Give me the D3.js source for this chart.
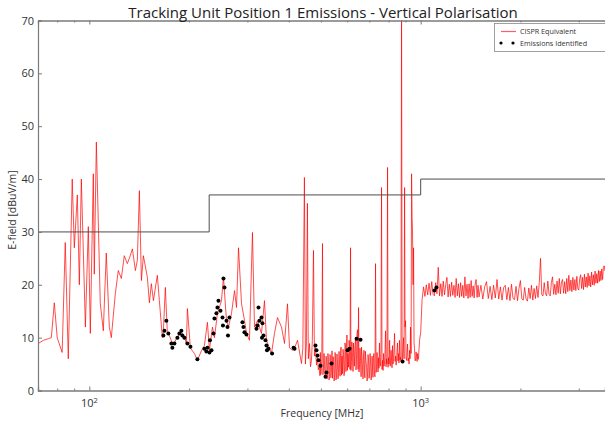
<!DOCTYPE html>
<html><head><meta charset="utf-8">
<script src="https://cdn.jsdelivr.net/npm/d3@7"></script>
<style>body{margin:0;background:#fff}svg{display:block}</style>
</head><body><svg id="c" width="605" height="425"></svg>
<script>
// ---- data ----
const titleText = "Tracking Unit Position 1 Emissions - Vertical Polarisation";
const xLabelText = "Frequency [MHz]";
const yLabelText = "E-field [dBuV/m]";
const legendLabels = ["CISPR Equivalent", "Emissions Identified"];

// sweep 70-491 MHz: frequency [MHz] / level [dBuV/m]
const lfFreq = [70.2,72.7,75.2,76.8,78.4,80.0,82.8,84.6,86.4,88.8,90.1,92.0,93.3,94.6,97.3,99.3,100.7,102.8,103.5,105.0,
  107.9,110.2,112.5,114.9,116.5,119.8,122.3,124.9,127.5,130.2,132.1,134.9,137.7,139.6,141.6,143.6,145.6,149.7,151.8,153.9,
  156.1,160.4,162.7,166.1,167.3,169.6,172.0,174.4,178.1,180.6,184.4,189.6,193.6,196.3,197.7,201.9,207.6,211.9,217.9,222.5,
  227.2,230.4,235.3,238.6,243.6,250.5,254.0,259.4,263.0,268.6,274.3,278.1,282.0,288.0,294.1,298.2,304.3,310.7,315.1,321.7,
  330.8,337.8,342.5,349.7,354.6,362.1,369.7,380.2,388.2,396.4,401.9,410.4,416.2,424.9,436.8,441,445.8,449.0,452,455.2,
  458,461.8,465,468.2,471,474.8,478,481.4,485,488.2,491];
const lfLevel = [8.9,9.5,9.8,10.0,16.6,10.0,7.2,28,6,40,27,37,20,40,12,31,10.8,41,22,47,
  16.5,11.3,26,12,10,18.3,22.7,21.2,25.5,24,25,26.8,22.7,24.6,37.8,20.8,25.5,21.4,16.6,20.2,
  17,21.8,17,10,11.3,19.5,10.8,10.4,8.9,9,10.2,11,10.2,8.9,15.5,8,7,5.7,7.5,8.5,
  12.9,7.6,12,10,14.6,17,21.4,13.2,12,14.6,18.9,15.7,27,16.4,13.2,10.8,9.5,29.9,12,13.2,
  10.8,17,9.5,8,7,10.8,13.8,12,8.9,16.4,8.1,7.6,8,9.5,5.1,8.0,40.3,5.0,9.0,35.4,
  6.0,8.9,4.5,5.7,9.5,26.5,6.5,8.1,4.8,6.2,3.9];

// sweep 495-993 MHz
const midFreq = [495.1,496.5,498,499.5,501,503,505.5,507,509,511,512.6,514,516,518,520,522,523.4,525,527,529,
  531,532.5,534,536,538.3,540,542,544,546,548,550,551.5,553,555,557.2,559,561,563,565,567,
  569.0,571,573,575,577,579,581.0,583,585,587,589,591,593,595,597.4,599,601,603,605.8,608,
  610,612,614.3,616,618,620,622.9,625,627,629,631,633.5,636.1,638,640,642.5,645,647,649.4,651.5,
  654,656,658.5,661,663,665.5,667.7,670,672,674.5,677,679,681,684,686.6,689,691,693.5,696,698.5,
  701.0,703.5,706,708.5,711,713.5,715.7,718,720,722.5,725,728,730.8,733.5,736,738.5,741.0,743.5,746.2,748.5,
  751,753.5,756,759,761.9,764.5,767.2,770,772.6,775,778,781,783.4,786,788,791,794.4,797,800.0,803,
  806,808.5,811,814,816.8,819.5,822,825,828,831,834.0,837,840,843,845.7,848.5,851,854,857.6,860,
  863,866,869,872,875.7,879,881.8,885,888,891,894.2,897,900.4,903.5,906.7,910,913,916,919,922.5,
  925.8,929,932,935.5,938.8,942,945,948.5,951.9,955,958,961.5,965.3,968.5,972,975.5,978.8,982,985,988.5,
  992.5];
const midLevel = [5.1,2.8,7.2,3.0,3.6,6.0,27.8,3.0,4.2,7.0,5.0,2.4,2.8,6.5,6.0,2.2,3.2,7.0,5.5,2.0,
  2.6,6.8,6.3,2.4,4.4,7.5,2.3,6.4,5.8,1.8,3.0,7.2,6.5,2.0,2.5,6.9,5.2,2.2,3.4,7.4,
  5.1,2.7,7.0,8.2,2.9,6.5,3.2,7.8,6.8,2.8,3.5,9.0,8.4,3.6,7.6,10.5,3.8,7.0,4.4,9.5,
  8.8,4.0,27,3.8,5.5,9.2,6.2,3.6,9.0,7.0,4.6,8.5,10,3.9,5.8,10.8,11.5,4.0,15.7,3.5,
  4.9,8.0,5.7,2.6,8.2,6.4,3.8,2.2,6.5,7.6,3.0,2.4,7.4,5.6,4.4,1.8,2.6,6.8,6.0,2.3,
  3.2,7.0,5.4,2.0,2.8,6.5,3.8,2.5,6.2,7.0,3.3,2.6,24,3.4,4.0,7.2,5.1,3.5,6.2,4.2,
  9.0,5.0,4.6,7.5,38.4,4.0,5.7,3.8,7,4.6,5.2,7.8,11.3,4.5,6.0,5.0,42.2,4.4,6.2,5.0,
  9.5,4.6,4.8,7.6,5.7,4.3,8.5,5.0,6.0,8.0,10.8,5.5,6.5,4.8,5.7,7.8,9.0,5.6,7,5.2,
  9.5,5.8,6.3,5.5,75,5.6,6.2,8.4,10.0,6.0,38.4,12,13.2,6.0,5.7,7.2,8.8,5.6,6.1,5.0,
  7.6,6.0,12.0,7.0,41,33,30,20,27,9.0,8.0,5.6,5.7,7.3,6.5,5.5,7,6.0,5.9,7.8,
  9.5];

// sweep above 1 GHz
const hfFreq = [1000,1010,1020,1030,1040,1050,1060,1070,1080,1090,1100,1110,1120,1130,1140,1150,1160,1170,1180,1190,
  1200,1210,1220,1230,1240,1250,1260,1270,1280,1290,1300,1310,1320,1330,1340,1350,1360,1370,1380,1390,
  1400,1410,1420,1430,1440,1450,1460,1470,1480,1490,1500,
  1520,1540,1560,1580,1600,1620,1640,1660,1680,1700,1720,1740,1760,1780,1800,1820,1840,1860,1880,1900,
  1920,1940,1960,1980,2000,2020,2040,2060,2080,2100,2120,2140,2160,2180,2200,2220,2240,2260,2280,2300,
  2320,2340,2360,2380,2400,2420,2440,2460,2480,2500,2520,2540,2560,2580,2600,2620,2640,2660,2680,2700,
  2720,2740,2760,2780,2800,2820,2840,2860,2880,2900,2920,2940,2960,2980,3000,3020,3040,3060,3080,3100,
  3120,3140,3160,3180,3200,3220,3240,3260,3280,3300,3320,3340,3360,3380,3400,3420,3440,3460,3480,3500,
  3520,3540,3560,3580,3600];
const hfLevel = [11.0,17.2,19.6,17.8,20.0,18.1,20.3,18.0,20.6,18.2,17.9,20.4,18.3,23.3,17.9,20.2,17.8,20.7,18.1,20.0,
  21.4,17.7,20.1,17.8,20.5,18.0,19.9,17.6,21.2,17.9,20.2,17.6,20.4,17.8,19.9,17.5,21.5,17.9,20.1,17.4,
  20.2,17.6,20.8,17.8,19.8,17.5,20.1,21.0,17.6,19.9,17.7,
  19.9,17.3,19.6,20.6,17.4,19.7,17.2,19.9,17.5,21.0,17.3,19.6,17.1,19.5,19.9,17.2,19.5,17.0,20.1,17.4,
  17.2,19.7,17.0,19.3,20.8,17.3,17.1,19.5,17.3,16.9,19.4,17.4,19.9,17.1,19.3,17.4,19.8,17.6,20.4,25.0,
  18.1,17.9,20.4,18.3,17.9,20.7,18.2,17.9,20.4,21.5,18.2,20.1,18.1,20.7,18.4,21.2,18.3,20.5,21.0,18.4,
  20.6,18.3,21.2,18.7,21.8,18.9,20.9,18.7,21.4,19.0,21.0,18.9,21.6,19.3,19.0,21.2,21.9,19.3,21.4,19.1,
  22.0,19.6,21.5,19.5,22.2,19.8,21.7,19.6,22.4,20.0,21.9,19.9,22.6,20.3,22.1,20.3,22.7,20.6,22.6,20.8,
  23.0,21.0,23.3,23.6,22.6];

// emissions identified (markers)
const emissionFreq = [167.3,168.5,170.8,173.2,176.9,178.1,180.6,184.4,187.0,189.6,190.9,193.6,197.7,201.9,211.9,222.5,225.6,227.2,230.4,233.7,
  231.2,237.0,238.6,241.9,243.6,245.3,248.8,252.3,253.1,254.0,255.8,259.4,261.2,262.1,264.8,289.8,291.8,293.9,298.0,319.5,
  321.7,324.0,326.2,330.8,333.1,332.0,335.4,340.1,342.5,343.7,347.3,356.1,413.3,416.2,481.4,484.8,488.2,491.6,498.5,516.2,
  519.8,538.3,601.6,610.0,640.5,658.5,881.8,1100,1116];
const emissionLevel = [10.4,11.3,13.2,10.8,8.9,8.1,8.9,10.0,10.8,11.3,10.4,10.0,8.9,8.3,5.9,7.9,7.4,8.1,7.2,7.6,
  9.5,10.8,13.6,14.6,15.7,17.0,15.1,13.8,12.3,21.2,19.5,13.2,12.0,10.4,13.8,12.9,12.0,11.0,10.6,11.7,
  12.3,15.7,13.2,13.8,12.7,10.0,10.4,9.5,8.5,7.6,7.9,7.0,8.1,7.9,8.5,7.6,6.6,5.7,4.7,2.6,
  3.4,5.1,7.6,7.9,9.8,9.6,5.5,18.9,19.5];

// limit line (step)
const limitFreq = [70,230,230,1000,1000,3600];
const limitLevel = [30,30,37,37,40,40];

const yTicks = [0,10,20,30,40,50,60,70];
const xMajorTicks = [100,1000];
const xMinorTicks = [70,80,90,200,300,400,500,600,700,800,900,2000,3000];

// ---- drawing ----
const svg = d3.select("#c");
const m = {l:38, r:0, t:20.5, b:34.5};
const W = 605, H = 425;
const x = d3.scaleLog().domain([70,3600]).range([m.l, W - m.r]);
const y = d3.scaleLinear().domain([0,70]).range([H - m.b, m.t]);
const font = "'Open Sans', 'DejaVu Sans', sans-serif";

svg.append("rect").attr("width",W).attr("height",H).attr("fill","#fff");
svg.append("defs").append("clipPath").attr("id","clip")
  .append("rect").attr("x",m.l).attr("y",m.t).attr("width",W-m.r-m.l).attr("height",H-m.b-m.t);

const plot = svg.append("g").attr("clip-path","url(#clip)");

const traceF = lfFreq.concat(midFreq, hfFreq), traceL = lfLevel.concat(midLevel, hfLevel);
const trace = traceF.map((f,i)=>[f,traceL[i]]);
const line = d3.line().x(d=>x(d[0])).y(d=>y(d[1]));
plot.append("path").datum(trace).attr("d",line)
  .attr("fill","none").attr("stroke","#ff0000").attr("stroke-width",0.7).attr("stroke-linejoin","miter");

const limit = limitFreq.map((f,i)=>[f,limitLevel[i]]);
plot.append("path").datum(limit).attr("d",line)
  .attr("fill","none").attr("stroke","#4d4d4d").attr("stroke-width",1);

plot.selectAll("circle.em").data(emissionFreq.map((f,i)=>[f,emissionLevel[i]])).enter()
  .append("circle").attr("class","em").attr("cx",d=>x(d[0])).attr("cy",d=>y(d[1])).attr("r",2).attr("fill","#000");

// axes frame
const axCol = "#7a7a7a";
const xAxisB = d3.axisBottom(x).tickValues(xMajorTicks).tickSize(-4).tickFormat("");
const xAxisBm = d3.axisBottom(x).tickValues(xMinorTicks).tickSize(-2).tickFormat("");
const xAxisT = d3.axisTop(x).tickValues(xMajorTicks).tickSize(-4).tickFormat("");
const xAxisTm = d3.axisTop(x).tickValues(xMinorTicks).tickSize(-2).tickFormat("");
const yAxisL = d3.axisLeft(y).tickValues(yTicks).tickSize(-4).tickFormat("");

function styleAx(g){ g.select(".domain").attr("stroke",axCol).attr("stroke-width",1.2); g.selectAll(".tick line").attr("stroke",axCol); }
svg.append("g").attr("transform",`translate(0,${H-m.b})`).call(xAxisB).call(styleAx);
svg.append("g").attr("transform",`translate(0,${H-m.b})`).call(xAxisBm).call(styleAx);
svg.append("g").attr("transform",`translate(0,${m.t})`).call(xAxisT).call(styleAx);
svg.append("g").attr("transform",`translate(0,${m.t})`).call(xAxisTm).call(styleAx);
svg.append("g").attr("transform",`translate(${m.l},0)`).call(yAxisL).call(styleAx);

// tick labels
const txtCol = "#333";
svg.append("g").selectAll("text").data(yTicks).enter().append("text")
  .attr("x",m.l-4).attr("y",d=>y(d)+4).attr("text-anchor","end")
  .attr("font-family",font).attr("font-size",11).attr("fill",txtCol).text(d=>d);
const xl = svg.append("g").selectAll("text").data(xMajorTicks).enter().append("text")
  .attr("x",d=>x(d)).attr("y",H-m.b+16).attr("text-anchor","middle")
  .attr("font-family",font).attr("font-size",11).attr("fill",txtCol);
xl.append("tspan").text("10");
xl.append("tspan").attr("dy",-4).attr("font-size",7.5).text(d=>Math.round(Math.log10(d)));

// titles
svg.append("text").attr("x",323).attr("y",18).attr("text-anchor","middle")
  .attr("font-family",font).attr("font-size",15).attr("fill","#222").text(titleText);
svg.append("text").attr("x",322).attr("y",417).attr("text-anchor","middle")
  .attr("font-family",font).attr("font-size",10.5).attr("fill",txtCol).text(xLabelText);
svg.append("text").attr("transform","translate(16,210) rotate(-90)").attr("text-anchor","middle")
  .attr("font-family",font).attr("font-size",10.5).attr("fill",txtCol).text(yLabelText);

// legend
const lg = svg.append("g");
lg.append("rect").attr("x",494.5).attr("y",23.5).attr("width",112).attr("height",28)
  .attr("fill","#fff").attr("stroke","#888").attr("stroke-width",0.8);
lg.append("line").attr("x1",501).attr("x2",516).attr("y1",31.5).attr("y2",31.5).attr("stroke","#ff5a6e").attr("stroke-width",1.2);
[501,513].forEach(cx=>lg.append("circle").attr("cx",cx).attr("cy",43).attr("r",1.6).attr("fill","#000"));
lg.append("text").attr("x",520).attr("y",34).attr("font-family",font).attr("font-size",7.2).attr("fill",txtCol).text(legendLabels[0]);
lg.append("text").attr("x",520).attr("y",46).attr("font-family",font).attr("font-size",7.2).attr("fill",txtCol).text(legendLabels[1]);
</script></body></html>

** EXERCISE OBJECTIVE **
Starting at the top of the listing above, please restate word for word each line up to and including the one that holds "6.0,8.9,4.5,5.7,9.5,26.5,6.5,8.1,4.8,6.2,3.9];", omitting every image.

** RESULT OF THE EXERCISE **
Give me the D3.js source for this chart.
<!DOCTYPE html>
<html><head><meta charset="utf-8">
<script src="https://cdn.jsdelivr.net/npm/d3@7"></script>
<style>body{margin:0;background:#fff}svg{display:block}</style>
</head><body><svg id="c" width="605" height="425"></svg>
<script>
// ---- data ----
const titleText = "Tracking Unit Position 1 Emissions - Vertical Polarisation";
const xLabelText = "Frequency [MHz]";
const yLabelText = "E-field [dBuV/m]";
const legendLabels = ["CISPR Equivalent", "Emissions Identified"];

// sweep 70-491 MHz: frequency [MHz] / level [dBuV/m]
const lfFreq = [70.2,72.7,75.2,76.8,78.4,80.0,82.8,84.6,86.4,88.8,90.1,92.0,93.3,94.6,97.3,99.3,100.7,102.8,103.5,105.0,
  107.9,110.2,112.5,114.9,116.5,119.8,122.3,124.9,127.5,130.2,132.1,134.9,137.7,139.6,141.6,143.6,145.6,149.7,151.8,153.9,
  156.1,160.4,162.7,166.1,167.3,169.6,172.0,174.4,178.1,180.6,184.4,189.6,193.6,196.3,197.7,201.9,207.6,211.9,217.9,222.5,
  227.2,230.4,235.3,238.6,243.6,250.5,254.0,259.4,263.0,268.6,274.3,278.1,282.0,288.0,294.1,298.2,304.3,310.7,315.1,321.7,
  330.8,337.8,342.5,349.7,354.6,362.1,369.7,380.2,388.2,396.4,401.9,410.4,416.2,424.9,436.8,441,445.8,449.0,452,455.2,
  458,461.8,465,468.2,471,474.8,478,481.4,485,488.2,491];
const lfLevel = [8.9,9.5,9.8,10.0,16.6,10.0,7.2,28,6,40,27,37,20,40,12,31,10.8,41,22,47,
  16.5,11.3,26,12,10,18.3,22.7,21.2,25.5,24,25,26.8,22.7,24.6,37.8,20.8,25.5,21.4,16.6,20.2,
  17,21.8,17,10,11.3,19.5,10.8,10.4,8.9,9,10.2,11,10.2,8.9,15.5,8,7,5.7,7.5,8.5,
  12.9,7.6,12,10,14.6,17,21.4,13.2,12,14.6,18.9,15.7,27,16.4,13.2,10.8,9.5,29.9,12,13.2,
  10.8,17,9.5,8,7,10.8,13.8,12,8.9,16.4,8.1,7.6,8,9.5,5.1,8.0,40.3,5.0,9.0,35.4,
  6.0,8.9,4.5,5.7,9.5,26.5,6.5,8.1,4.8,6.2,3.9];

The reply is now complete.